** Begin DATA FOR THE TASK **

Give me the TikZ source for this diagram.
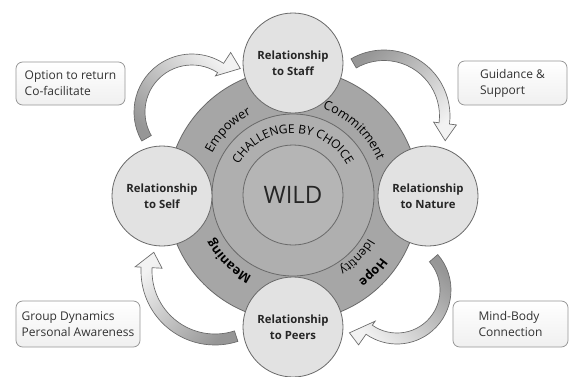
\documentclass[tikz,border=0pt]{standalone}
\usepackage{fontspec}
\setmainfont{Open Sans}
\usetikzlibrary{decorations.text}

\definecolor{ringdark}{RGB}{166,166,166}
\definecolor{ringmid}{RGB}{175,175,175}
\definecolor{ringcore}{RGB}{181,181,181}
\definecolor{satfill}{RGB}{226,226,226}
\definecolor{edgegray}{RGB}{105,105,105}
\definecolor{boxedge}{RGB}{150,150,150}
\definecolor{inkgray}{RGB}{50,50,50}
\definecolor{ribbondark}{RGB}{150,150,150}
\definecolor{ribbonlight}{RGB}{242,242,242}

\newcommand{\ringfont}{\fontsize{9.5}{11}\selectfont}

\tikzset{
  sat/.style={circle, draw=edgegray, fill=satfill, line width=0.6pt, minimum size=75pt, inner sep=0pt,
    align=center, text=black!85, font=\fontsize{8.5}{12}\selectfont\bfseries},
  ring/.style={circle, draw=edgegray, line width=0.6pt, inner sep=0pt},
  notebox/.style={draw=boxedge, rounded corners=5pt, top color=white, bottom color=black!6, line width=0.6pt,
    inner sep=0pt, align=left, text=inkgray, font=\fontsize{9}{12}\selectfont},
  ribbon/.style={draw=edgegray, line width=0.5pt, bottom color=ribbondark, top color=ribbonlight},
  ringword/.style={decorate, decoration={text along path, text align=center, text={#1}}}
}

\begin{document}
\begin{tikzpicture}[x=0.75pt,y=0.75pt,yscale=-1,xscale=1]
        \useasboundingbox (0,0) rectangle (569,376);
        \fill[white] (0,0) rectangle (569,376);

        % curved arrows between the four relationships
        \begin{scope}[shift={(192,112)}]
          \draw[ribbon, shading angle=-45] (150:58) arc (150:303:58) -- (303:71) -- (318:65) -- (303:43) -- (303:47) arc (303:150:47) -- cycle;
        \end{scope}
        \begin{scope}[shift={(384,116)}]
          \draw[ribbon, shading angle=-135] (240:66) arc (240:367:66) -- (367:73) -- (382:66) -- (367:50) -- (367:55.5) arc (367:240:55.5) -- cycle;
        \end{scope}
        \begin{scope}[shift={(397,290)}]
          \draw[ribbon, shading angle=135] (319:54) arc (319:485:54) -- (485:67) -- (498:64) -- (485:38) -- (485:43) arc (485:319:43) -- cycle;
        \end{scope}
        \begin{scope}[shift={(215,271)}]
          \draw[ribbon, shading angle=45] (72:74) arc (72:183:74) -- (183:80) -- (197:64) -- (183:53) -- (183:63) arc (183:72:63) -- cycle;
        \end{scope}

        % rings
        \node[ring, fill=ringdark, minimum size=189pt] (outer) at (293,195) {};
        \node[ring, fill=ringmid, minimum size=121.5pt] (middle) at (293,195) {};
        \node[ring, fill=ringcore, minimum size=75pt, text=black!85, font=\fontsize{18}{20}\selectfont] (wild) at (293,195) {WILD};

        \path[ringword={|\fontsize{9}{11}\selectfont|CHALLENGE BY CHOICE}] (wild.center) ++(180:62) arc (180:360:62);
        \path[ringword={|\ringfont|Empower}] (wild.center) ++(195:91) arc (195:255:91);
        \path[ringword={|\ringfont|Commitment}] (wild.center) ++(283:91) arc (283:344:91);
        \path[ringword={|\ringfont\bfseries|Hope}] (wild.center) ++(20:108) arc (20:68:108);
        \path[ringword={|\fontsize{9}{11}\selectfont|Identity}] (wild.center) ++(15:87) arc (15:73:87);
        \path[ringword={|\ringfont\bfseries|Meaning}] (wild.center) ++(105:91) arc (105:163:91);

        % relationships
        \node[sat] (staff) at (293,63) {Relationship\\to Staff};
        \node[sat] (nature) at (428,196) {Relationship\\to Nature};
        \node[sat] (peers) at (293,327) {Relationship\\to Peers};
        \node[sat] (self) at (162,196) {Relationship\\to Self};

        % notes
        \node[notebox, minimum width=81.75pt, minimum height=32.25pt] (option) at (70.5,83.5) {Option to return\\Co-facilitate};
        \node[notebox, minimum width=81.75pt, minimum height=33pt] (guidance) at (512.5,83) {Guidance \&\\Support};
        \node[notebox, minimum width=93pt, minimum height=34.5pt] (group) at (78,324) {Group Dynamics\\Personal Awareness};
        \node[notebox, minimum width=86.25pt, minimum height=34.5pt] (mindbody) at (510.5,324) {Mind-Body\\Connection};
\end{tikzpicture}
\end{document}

** End DATA FOR THE TASK **
** Begin DATA FOR THE TASK **

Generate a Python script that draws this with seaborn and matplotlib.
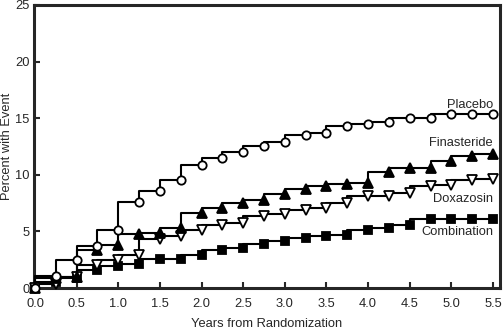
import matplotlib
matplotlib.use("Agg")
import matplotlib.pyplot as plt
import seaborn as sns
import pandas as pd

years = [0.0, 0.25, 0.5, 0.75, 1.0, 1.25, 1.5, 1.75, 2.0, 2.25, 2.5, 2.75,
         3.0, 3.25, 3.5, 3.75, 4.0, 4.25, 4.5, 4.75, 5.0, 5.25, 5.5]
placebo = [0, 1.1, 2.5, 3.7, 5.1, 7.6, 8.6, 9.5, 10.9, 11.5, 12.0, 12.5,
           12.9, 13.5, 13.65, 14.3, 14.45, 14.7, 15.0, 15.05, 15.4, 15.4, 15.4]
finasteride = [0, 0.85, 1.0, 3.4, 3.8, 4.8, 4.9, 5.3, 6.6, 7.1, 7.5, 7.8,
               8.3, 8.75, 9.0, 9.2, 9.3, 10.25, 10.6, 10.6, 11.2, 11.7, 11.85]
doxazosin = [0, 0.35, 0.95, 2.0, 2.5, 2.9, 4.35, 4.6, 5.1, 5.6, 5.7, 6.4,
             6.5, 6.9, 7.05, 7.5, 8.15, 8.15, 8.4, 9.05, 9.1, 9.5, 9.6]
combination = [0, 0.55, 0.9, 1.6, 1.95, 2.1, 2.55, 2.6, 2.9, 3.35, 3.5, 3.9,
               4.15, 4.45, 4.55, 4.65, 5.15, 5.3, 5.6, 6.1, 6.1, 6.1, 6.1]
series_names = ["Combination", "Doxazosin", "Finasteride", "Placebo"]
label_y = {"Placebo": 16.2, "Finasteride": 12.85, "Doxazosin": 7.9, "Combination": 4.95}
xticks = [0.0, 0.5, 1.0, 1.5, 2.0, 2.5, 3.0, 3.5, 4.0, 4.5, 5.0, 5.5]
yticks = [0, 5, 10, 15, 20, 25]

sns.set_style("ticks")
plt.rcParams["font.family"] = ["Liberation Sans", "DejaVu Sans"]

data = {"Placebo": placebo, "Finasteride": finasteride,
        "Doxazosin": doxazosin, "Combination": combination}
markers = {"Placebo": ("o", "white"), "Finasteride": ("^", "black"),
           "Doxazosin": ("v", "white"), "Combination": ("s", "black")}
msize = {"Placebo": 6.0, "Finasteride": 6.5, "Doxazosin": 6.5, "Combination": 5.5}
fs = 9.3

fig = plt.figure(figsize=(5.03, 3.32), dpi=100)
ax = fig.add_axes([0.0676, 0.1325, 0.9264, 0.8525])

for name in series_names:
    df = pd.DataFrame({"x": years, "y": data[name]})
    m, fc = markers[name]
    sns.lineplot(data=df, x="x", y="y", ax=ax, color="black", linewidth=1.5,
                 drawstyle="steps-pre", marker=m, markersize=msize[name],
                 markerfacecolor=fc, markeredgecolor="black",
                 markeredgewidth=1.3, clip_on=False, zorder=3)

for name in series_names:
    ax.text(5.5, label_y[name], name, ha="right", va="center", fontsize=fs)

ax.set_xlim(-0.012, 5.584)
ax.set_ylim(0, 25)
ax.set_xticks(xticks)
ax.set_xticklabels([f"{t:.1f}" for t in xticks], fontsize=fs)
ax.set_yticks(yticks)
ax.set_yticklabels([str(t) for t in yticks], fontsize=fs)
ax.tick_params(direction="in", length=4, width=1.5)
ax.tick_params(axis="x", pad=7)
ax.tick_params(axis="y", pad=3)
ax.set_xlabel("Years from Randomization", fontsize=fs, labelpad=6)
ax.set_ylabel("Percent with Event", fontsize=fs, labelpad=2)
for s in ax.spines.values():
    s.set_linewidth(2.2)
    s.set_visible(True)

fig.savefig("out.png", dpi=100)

** End DATA FOR THE TASK **
** Begin DATA FOR THE TASK **

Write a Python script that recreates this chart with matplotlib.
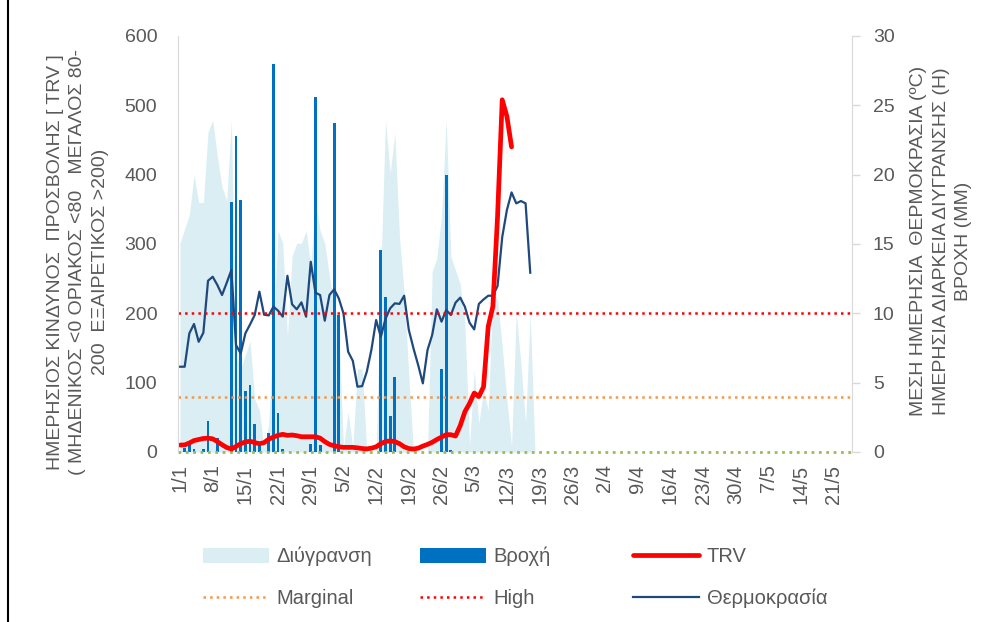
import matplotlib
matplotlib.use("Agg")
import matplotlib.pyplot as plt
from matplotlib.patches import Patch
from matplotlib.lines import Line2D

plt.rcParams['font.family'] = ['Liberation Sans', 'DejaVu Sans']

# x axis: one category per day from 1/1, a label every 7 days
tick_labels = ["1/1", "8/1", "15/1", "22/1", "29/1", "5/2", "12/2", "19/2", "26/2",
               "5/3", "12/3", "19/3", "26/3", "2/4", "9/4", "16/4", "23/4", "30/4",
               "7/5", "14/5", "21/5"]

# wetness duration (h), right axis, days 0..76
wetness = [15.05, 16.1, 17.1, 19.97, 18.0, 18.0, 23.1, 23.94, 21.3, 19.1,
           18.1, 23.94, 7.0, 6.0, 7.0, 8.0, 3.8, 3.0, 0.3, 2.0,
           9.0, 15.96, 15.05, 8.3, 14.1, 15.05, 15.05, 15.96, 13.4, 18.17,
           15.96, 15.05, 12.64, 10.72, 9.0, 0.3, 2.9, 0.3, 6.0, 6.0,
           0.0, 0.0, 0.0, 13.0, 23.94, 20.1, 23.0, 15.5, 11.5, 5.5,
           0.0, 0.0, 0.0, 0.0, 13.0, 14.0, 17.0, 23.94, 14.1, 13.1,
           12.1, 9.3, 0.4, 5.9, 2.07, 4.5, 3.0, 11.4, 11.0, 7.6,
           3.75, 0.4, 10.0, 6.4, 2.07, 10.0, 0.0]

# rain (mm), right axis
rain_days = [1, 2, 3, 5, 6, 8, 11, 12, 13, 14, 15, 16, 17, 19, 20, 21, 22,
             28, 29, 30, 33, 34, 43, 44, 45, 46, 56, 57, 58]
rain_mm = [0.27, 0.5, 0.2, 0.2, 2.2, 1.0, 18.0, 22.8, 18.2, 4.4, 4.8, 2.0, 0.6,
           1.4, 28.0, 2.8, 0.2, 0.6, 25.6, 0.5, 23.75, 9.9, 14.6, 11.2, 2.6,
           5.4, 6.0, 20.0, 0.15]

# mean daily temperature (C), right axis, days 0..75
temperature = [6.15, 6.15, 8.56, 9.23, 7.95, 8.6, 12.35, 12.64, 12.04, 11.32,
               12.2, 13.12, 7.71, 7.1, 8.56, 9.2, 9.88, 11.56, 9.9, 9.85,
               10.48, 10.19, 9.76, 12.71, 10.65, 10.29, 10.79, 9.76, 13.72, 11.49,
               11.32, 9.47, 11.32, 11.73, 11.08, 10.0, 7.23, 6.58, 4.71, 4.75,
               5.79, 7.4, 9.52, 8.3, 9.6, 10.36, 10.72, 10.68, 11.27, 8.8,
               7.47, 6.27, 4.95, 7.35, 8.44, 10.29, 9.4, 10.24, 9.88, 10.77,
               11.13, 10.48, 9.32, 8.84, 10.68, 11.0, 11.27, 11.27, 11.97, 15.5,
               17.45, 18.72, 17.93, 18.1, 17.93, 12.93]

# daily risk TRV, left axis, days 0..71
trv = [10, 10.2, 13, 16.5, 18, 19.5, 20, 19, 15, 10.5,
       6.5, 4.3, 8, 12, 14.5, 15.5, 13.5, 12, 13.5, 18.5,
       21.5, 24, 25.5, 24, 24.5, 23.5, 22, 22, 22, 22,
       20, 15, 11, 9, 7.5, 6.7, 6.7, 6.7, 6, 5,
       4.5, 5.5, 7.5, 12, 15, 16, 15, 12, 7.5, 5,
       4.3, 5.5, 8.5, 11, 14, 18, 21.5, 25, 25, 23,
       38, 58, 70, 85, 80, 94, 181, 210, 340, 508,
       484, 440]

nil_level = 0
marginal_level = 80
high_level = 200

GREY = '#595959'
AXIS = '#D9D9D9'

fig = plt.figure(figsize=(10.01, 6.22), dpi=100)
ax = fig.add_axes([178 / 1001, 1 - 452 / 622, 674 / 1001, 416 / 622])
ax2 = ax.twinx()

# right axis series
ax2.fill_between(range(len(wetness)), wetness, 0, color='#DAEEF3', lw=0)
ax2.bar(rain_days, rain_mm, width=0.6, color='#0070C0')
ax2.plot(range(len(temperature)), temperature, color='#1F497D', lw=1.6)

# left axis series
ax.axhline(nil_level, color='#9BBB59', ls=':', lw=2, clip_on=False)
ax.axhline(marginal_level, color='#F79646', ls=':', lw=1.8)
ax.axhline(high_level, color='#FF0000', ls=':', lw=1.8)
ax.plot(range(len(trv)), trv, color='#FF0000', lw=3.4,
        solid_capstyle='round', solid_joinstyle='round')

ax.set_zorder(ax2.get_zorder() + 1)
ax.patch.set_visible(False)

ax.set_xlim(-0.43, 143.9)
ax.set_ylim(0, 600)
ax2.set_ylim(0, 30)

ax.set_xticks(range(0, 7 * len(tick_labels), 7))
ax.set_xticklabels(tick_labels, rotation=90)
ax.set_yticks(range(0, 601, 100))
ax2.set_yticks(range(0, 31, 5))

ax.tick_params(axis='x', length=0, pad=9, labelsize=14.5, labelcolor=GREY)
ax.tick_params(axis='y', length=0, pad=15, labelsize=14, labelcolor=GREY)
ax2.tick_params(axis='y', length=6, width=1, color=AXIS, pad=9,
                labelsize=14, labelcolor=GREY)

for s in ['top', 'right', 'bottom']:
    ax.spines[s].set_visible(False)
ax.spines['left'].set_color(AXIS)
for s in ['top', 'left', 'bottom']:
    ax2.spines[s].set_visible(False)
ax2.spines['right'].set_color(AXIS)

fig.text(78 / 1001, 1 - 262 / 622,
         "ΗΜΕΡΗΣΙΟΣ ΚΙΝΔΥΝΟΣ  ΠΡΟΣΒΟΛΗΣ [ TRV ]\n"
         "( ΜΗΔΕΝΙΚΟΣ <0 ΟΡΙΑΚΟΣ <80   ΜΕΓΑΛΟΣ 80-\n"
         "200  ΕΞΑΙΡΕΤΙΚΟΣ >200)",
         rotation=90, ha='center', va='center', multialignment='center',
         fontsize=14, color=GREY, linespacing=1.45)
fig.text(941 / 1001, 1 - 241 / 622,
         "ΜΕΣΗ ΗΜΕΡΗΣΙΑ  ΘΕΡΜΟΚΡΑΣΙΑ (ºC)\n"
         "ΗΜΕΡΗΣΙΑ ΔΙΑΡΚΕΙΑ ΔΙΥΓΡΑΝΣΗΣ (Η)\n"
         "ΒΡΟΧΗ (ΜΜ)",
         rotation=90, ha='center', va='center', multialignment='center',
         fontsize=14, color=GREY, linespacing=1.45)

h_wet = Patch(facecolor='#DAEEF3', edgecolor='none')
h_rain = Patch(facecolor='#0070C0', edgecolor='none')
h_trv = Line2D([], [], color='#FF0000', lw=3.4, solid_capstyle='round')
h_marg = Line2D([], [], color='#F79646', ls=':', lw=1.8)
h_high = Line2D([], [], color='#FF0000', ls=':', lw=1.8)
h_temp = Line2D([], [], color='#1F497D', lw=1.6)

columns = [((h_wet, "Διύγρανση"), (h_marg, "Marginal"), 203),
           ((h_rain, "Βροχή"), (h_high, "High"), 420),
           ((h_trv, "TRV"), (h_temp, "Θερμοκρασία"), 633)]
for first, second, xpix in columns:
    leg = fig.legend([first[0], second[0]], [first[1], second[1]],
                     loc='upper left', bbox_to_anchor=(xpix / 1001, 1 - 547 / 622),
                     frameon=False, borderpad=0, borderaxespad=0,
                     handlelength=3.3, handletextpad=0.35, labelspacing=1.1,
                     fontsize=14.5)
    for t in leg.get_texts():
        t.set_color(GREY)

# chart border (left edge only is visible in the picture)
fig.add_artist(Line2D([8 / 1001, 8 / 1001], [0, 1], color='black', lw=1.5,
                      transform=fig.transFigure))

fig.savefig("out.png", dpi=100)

** End DATA FOR THE TASK **

§ **AIM OF THE EXERCISE**
Answer with one number: how many lines in the listing hold "script".

§ **OUTPUT OF THE EXERCISE**
2